Continued Israeli shelling has badly damaged Gaza’s water system.
All of Gaza’s desalination plants, 88 per cent of its water wells, and 70 per cent of all sewage, as well as the main water quality testing laboratories have all been damaged during the conflict, according to a report published by Oxfam last month.
Owing to the destruction of water facilities, the obstruction of aid and the severing of external water supplies, Gazans have around 4.7 litres of water per person per day for all purposes including drinking, cooking and bathing, it found.
This is less than a third of the recommended minimum for emergencies of at least 15 litres per day, according to the United Nations.
Last month, Israel’s Coordinator of Government Activities in the Territories (Cogat), the Israeli body responsible for facilitating aid in Gaza, said that it had established a team to address sanitation issues.
“The team is also exploring additional measures to improve sanitation in Gaza, including repairing wells, upgrading desalination plants, and extending water lines,” it said.
Aid groups have attempted to repair the infrastructure, install septic tanks and distribute clean water and chlorine tablets, but working in the Gaza Strip remains extremely difficult.
“The humanitarian aid we’ve been able to deliver so far, including water bottles, medical supplies, and hygiene kits, has been nowhere near enough to meet the scale of this crisis,” said Alison Griffin, Head of Conflict and Humanitarian Campaigns at Save the Children UK.
MAP’s Deputy Director of Programmes in Gaza, Mohammed Al Khatib, who is based in Khan Younis, said that it is the complex interaction of high temperatures, the ruptured sewage system and “solid waste everywhere” that has fuelled the surge in emerging infectious diseases.

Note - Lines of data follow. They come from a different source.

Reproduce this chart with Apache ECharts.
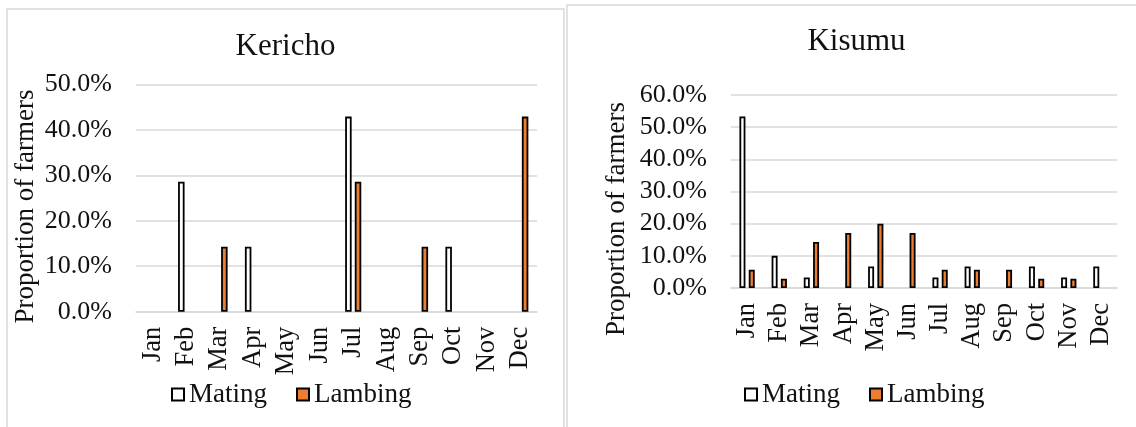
<!DOCTYPE html>
<html>
<head>
<meta charset="utf-8">
<title>Mating and lambing months</title>
<script src="https://cdn.jsdelivr.net/npm/echarts@6/dist/echarts.min.js"></script>
<style>
  html, body { margin: 0; padding: 0; background: #fff; }
  #chart { width: 1136px; height: 427px; }
</style>
</head>
<body>
<div id="chart"></div>
<script>
// Month categories shared by both panels
const months = ['Jan', 'Feb', 'Mar', 'Apr', 'May', 'Jun', 'Jul', 'Aug', 'Sep', 'Oct', 'Nov', 'Dec'];

// Kericho: proportion of farmers (%) per month
const kerichoMating  = [0, 28.6, 0, 14.3, 0, 0, 42.9, 0, 0, 14.3, 0, 0];
const kerichoLambing = [0, 0, 14.3, 0, 0, 0, 28.6, 0, 14.3, 0, 0, 42.9];

// Kisumu: proportion of farmers (%) per month
const kisumuMating  = [53.3, 10.0, 3.3, 0, 6.7, 0, 3.3, 6.7, 0, 6.7, 3.3, 6.7];
const kisumuLambing = [5.7, 2.9, 14.3, 17.1, 20.0, 17.1, 5.7, 5.7, 5.7, 2.9, 2.9, 0];

// Value-axis ticks (%)
const kerichoTicks = [0, 10, 20, 30, 40, 50];
const kisumuTicks  = [0, 10, 20, 30, 40, 50, 60];

const FONT = '"Liberation Serif", "Times New Roman", serif';
const TEXT = '#111';
const GRID = '#d9d9d9';
const ORANGE = '#ED7D31';

// zero months are left empty so no stroke is drawn on the baseline
const bars = arr => arr.map(v => (v === 0 ? null : v));

function valueAxis(ticks, gridIndex) {
  return {
    type: 'value',
    gridIndex,
    min: ticks[0],
    max: ticks[ticks.length - 1],
    interval: ticks[1] - ticks[0],
    axisLine: { show: false },
    axisTick: { show: false },
    splitLine: { lineStyle: { color: GRID, width: 1.6 } },
    axisLabel: {
      margin: 24,
      color: TEXT,
      fontFamily: FONT,
      fontSize: 26,
      formatter: v => v.toFixed(1) + '%'
    }
  };
}

function categoryAxis(gridIndex) {
  return {
    type: 'category',
    gridIndex,
    data: months,
    axisLine: { lineStyle: { color: GRID, width: 1.6 } },
    axisTick: { show: false },
    axisLabel: {
      rotate: 90,
      margin: 15,
      interval: 0,
      color: TEXT,
      fontFamily: FONT,
      fontSize: 26.5
    }
  };
}

function barSeries(name, data, idx, width, gap) {
  const fill = name === 'Mating' ? '#ffffff' : ORANGE;
  return {
    name,
    type: 'bar',
    xAxisIndex: idx,
    yAxisIndex: idx,
    data: bars(data),
    barWidth: width,
    barGap: gap,
    itemStyle: { color: fill, borderColor: '#000', borderWidth: 1.8 }
  };
}

function legend(left) {
  return {
    left,
    top: 381,
    padding: 0,
    icon: 'rect',
    itemWidth: 12,
    itemHeight: 12,
    itemGap: 29,
    selectedMode: false,
    textStyle: { color: TEXT, fontFamily: FONT, fontSize: 27 },
    data: ['Mating', 'Lambing']
  };
}

function axisTitle(x, y) {
  return {
    type: 'text',
    x, y,
    rotation: Math.PI / 2,
    silent: true,
    style: {
      text: 'Proportion of farmers',
      fontFamily: FONT,
      fontSize: 27,
      fill: TEXT,
      align: 'center',
      verticalAlign: 'middle'
    }
  };
}

const chart = echarts.init(document.getElementById('chart'), null, { renderer: 'canvas' });

chart.setOption({
  animation: false,
  backgroundColor: '#ffffff',
  title: [
    { text: 'Kericho', left: 285.5, top: 31, padding: 0, textAlign: 'center',
      textStyle: { color: TEXT, fontFamily: FONT, fontSize: 31, fontWeight: 'normal' } },
    { text: 'Kisumu', left: 856.5, top: 26, padding: 0, textAlign: 'center',
      textStyle: { color: TEXT, fontFamily: FONT, fontSize: 31, fontWeight: 'normal' } }
  ],
  legend: [legend(171), legend(744)],
  grid: [
    { left: 136, top: 84.3, width: 401, height: 227.4 },
    { left: 731, top: 95, width: 386, height: 193 }
  ],
  xAxis: [categoryAxis(0), categoryAxis(1)],
  yAxis: [valueAxis(kerichoTicks, 0), valueAxis(kisumuTicks, 1)],
  series: [
    barSeries('Mating', kerichoMating, 0, 6.5, '48%'),
    barSeries('Lambing', kerichoLambing, 0, 6.5, '48%'),
    barSeries('Mating', kisumuMating, 1, 6, '55%'),
    barSeries('Lambing', kisumuLambing, 1, 6, '55%')
  ],
  graphic: [
    // panel frames
    { type: 'rect', silent: true, z: -1,
      shape: { x: 7, y: 9, width: 557, height: 440 },
      style: { fill: 'none', stroke: GRID, lineWidth: 1.5 } },
    { type: 'rect', silent: true, z: -1,
      shape: { x: 567, y: 5, width: 600, height: 440 },
      style: { fill: 'none', stroke: GRID, lineWidth: 1.5 } },
    axisTitle(26, 206.5),
    axisTitle(617, 219)
  ]
});
</script>
</body>
</html>
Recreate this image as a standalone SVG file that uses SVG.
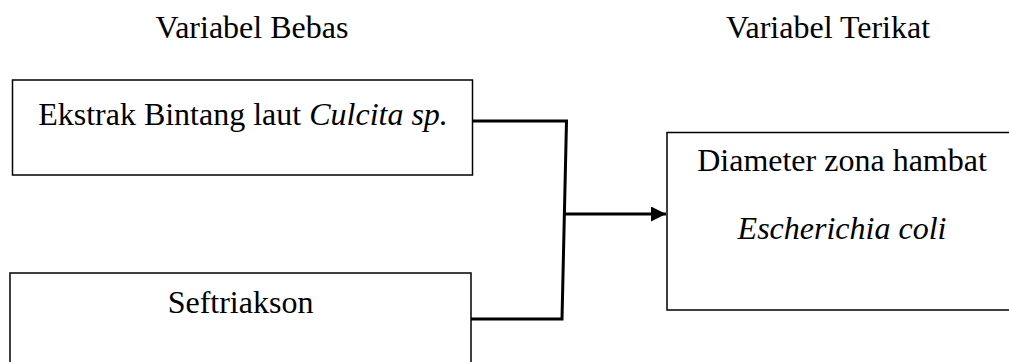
<svg xmlns="http://www.w3.org/2000/svg" width="1009" height="362" viewBox="0 0 1009 362">
  <style>
    .box { fill: #ffffff; stroke: #000000; stroke-width: 1.5; }
    .txt { font-family: "Liberation Serif", "Times New Roman", serif; font-size: 32px; fill: #000000; text-anchor: middle; }
    .it { font-style: italic; }
    .wire { fill: none; stroke: #000000; stroke-width: 3; }
  </style>
  <defs>
    <marker id="arrowhead" markerWidth="15" markerHeight="15" refX="15" refY="7.5" orient="auto" markerUnits="userSpaceOnUse">
      <polygon points="0,0 15,7.5 0,15" fill="#000000"/>
    </marker>
  </defs>
  <rect width="1009" height="362" fill="#ffffff"/>

  <!-- column headings -->
  <text class="txt" x="252" y="38">Variabel Bebas</text>
  <text class="txt" x="828" y="38">Variabel Terikat</text>

  <!-- independent variables -->
  <g id="node-ekstrak">
    <rect class="box" x="12.5" y="80" width="460" height="95"/>
    <text class="txt" x="243" y="125">Ekstrak Bintang laut <tspan class="it">Culcita sp.</tspan></text>
  </g>
  <g id="node-seftriakson">
    <rect class="box" x="10" y="273" width="461" height="110"/>
    <text class="txt" x="240.5" y="313">Seftriakson</text>
  </g>

  <!-- dependent variable -->
  <g id="node-diameter">
    <rect class="box" x="667" y="132.5" width="352" height="177.5"/>
    <text class="txt" x="842" y="171">Diameter zona hambat</text>
    <text class="txt it" x="842" y="239">Escherichia coli</text>
  </g>

  <!-- connectors -->
  <g id="connectors">
    <polyline class="wire" points="473,121 566.5,121 562,319 471,319"/>
    <line class="wire" x1="564.5" y1="214" x2="666" y2="214" marker-end="url(#arrowhead)"/>
  </g>
</svg>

Earlier this month, the United Nations reported a major outbreak of Hepatitis A, an inflammation of the liver caused by the virus of the same name, among children in the crowded enclave.
“Almost everyone I know has somebody in his or her family who has been contacted with hepatitis A, including our staff,” said Ms Alhaddad.
“Usually, doctors ask people to quarantine for hepatitis A, but this is something quite impossible.People are encamped in small areas, sometimes multiple families live in one tent,” she said.
“When people describe the scenes [in Gaza] as tragic, I feel that the word now does injustice, words cannot describe the tragedies that we are seeing on the ground.”